I think the idea comes to light if we consider our limitations in light of the unlimited nature of God. That is why we all now see as through a glass darkly (1 Corinthians 13:12), simply due to our complete inability to truly grasp God. He makes Himself known to us in a great many ways but no one of us, or even all of us together, can know Him even remotely as He truly is.
Unfortunately our egos too often get in the way, crowding out true humility as we seek to know God in the context of our relationships with His people and the rest of His creation. We do not care for the tension between our limitations and God’s infinity, so we tend toward pride in establishing all that we think we know, rather more than the foundations we all likely share, as chiseled in stone. Our relentless grasp of various doctrines and beliefs not only chokes our own ability to grow in the Spirit but serves to cut others off from that same grace.
Why would God allow such things? It certainly is not His plan or desire. Jesus prayed for our unity (John 17:11). How can we be unified when we hold so many different positions and opinions?
There is but one path that will “take us home.” The diversity of the Church holds a subtle key to God’s redemptive stroke in overcoming our pride, the pride that divides us. That key is humility. How do we reconcile our differences? By standing on our commanilities. Jesus Christ is Lord, He was crucified, and He arose from the dead. Those facts should astonish us enough.
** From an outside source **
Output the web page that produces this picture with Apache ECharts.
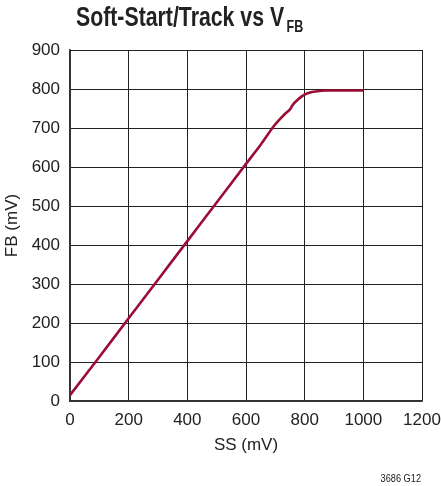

I consider it nothing other than a demonstration of God’s redemptive genius that by the Holy Spirit He leads us into relationships where differences must always occur. We each live according to our beliefs born out of our unique experiences and knowledge. Not two of us have identical histories. Our views of life and the world on most topics are therefore necessarily subjective, our individual interpretations of reality no matter how closely we align ourselves with a particular sect or teacher.
The genius lies amidst those relationships for, as we encounter the views and beliefs of others (again, within the Christian faith), we are confronted, if we are open and honest, with our own limitations. Hence the opportunity to walk in the humility that is due our created nature. God is God and we are not. His knowledge is perfect. Ours is constrained by our limits and tainted by our broken, sinful flesh.
God’s redemptive logic in allowing us to be so limited in this particular allows us the opportunity to see ourselves honestly. He grants us the opportunity to grow in grace and humility. The kaleidoscopic nature of the Church…of every tribe, and tongue, and people, and nation (Revelation 5:9)…gives us a view and an opportunity to behold some of the beautiful glory of God. If we cannot step away from our egos, our vision is limited and we will miss it.